Кровь на шпорах | страница 134



Пэрисон тоже сник, похоже, он уже не надеялся нагнать на тракте князя. Барон хмуро стоял у редких, глубоко ушедших в оттаявший снег кострищ, оставленных казаками Осоргина, и грубо ругался. На станциях он подолгу «оттаивал» у печи, уперев локти в колени, обхватив руками поникшую голову, как сидят тяжело и безнадежно больные. Щеки его заметно ввалились и бритву теперь видели редко. Тело ломила усталость, а хуже − опухло плечо; рана от пули убитого генерала Друбича вскрылась и принялась загнивать. Линда долго кипятила воду с прихваченным свекольным спиртом, делала перевязки. Пэрисон скрежетал зубами и царапал ногтями засаленную лавку − лечение было крайне необходимо, но много болезненнее, чем само ранение.

Фатум говорил свое слово. И вместе со стоном отчаяния в сердце барона, помимо ненависти, приходил страх.

Душу уткали мглистые предчувствия. Они не таяли даже во сне. Теперь он боялся всего: звенящих морозов, хватка которых не уступала волчьей; тоскливого воя, летящего с лысой темени сопок; русских мужиков, их дерзкого, гордого взгляда и языка − острющего, точно шило; страшился и тех, кого преследовал, и даже притихшую за спиной дочь лорда Филлмора.

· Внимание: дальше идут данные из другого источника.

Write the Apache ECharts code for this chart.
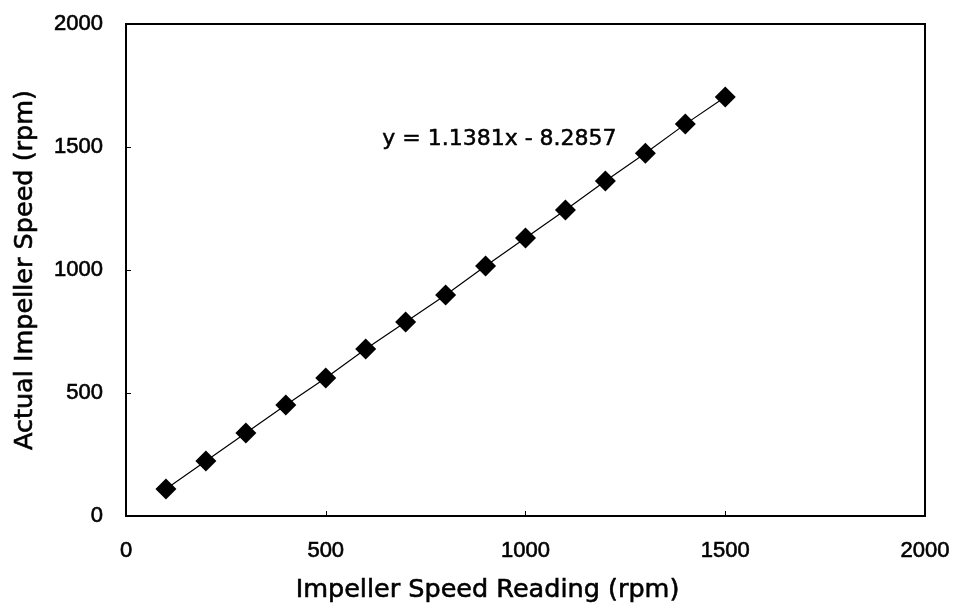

Теперь уж не до тропинок сближения: они были стерты погоней, заботой о свежей упряжке и болью в плече. За каждым поворотом чудилась засада. Пара трехствольников ляфоше успокаивающе оттягивала пояс, но барон трусил браться за них, как трусил и быть убитым теми, кого приказано убить. Лорд Уолпол, граф Нессельроде со спрятанными за стекляшками пенсне глазами, упрямый старик Румянцев; парик покойного Друбича, скачущий зайцем вдоль торговых рядов, −все нынче спуталось и теснилось кошмаром…

К ночи движения его становились нелепы до смеха и тяжелы. Но женщины отдавали должное: Пэрисон оставался мужчиной. Измученный, захлестанный ветром и снежной крупой, он спрыгивал с облучка саней и, если случалось, что ночь заставала в поле или в лесу, начинал заниматься их обустройством.

Вцепившись одеревеневшими пальцами в бахромчатые края рогожи − единственной защиты от стонущего ветродуя, − они наглухо затягивали короб возка. Рогожа пузырилась и хлопала на ветру, изрыгая звуки, схожие с пистолетными выстрелами, рвалась из онемевших рук, будто раненый зверь, полный жажды свободы и мщения.

Однажды, когда позади была переправа через быстротечную Чайю, где лошади ахнулись в полынью, умокшие и застуженные, путники пили разбавленный талым снегом спирт, готовясь к ночевке. Замоченный тент превратился в лед, бей топором − не разрубишь. Линда тихо ревела, глядя на порванные рукавицы, а Пэрисон, сжав зубы, возился с костром.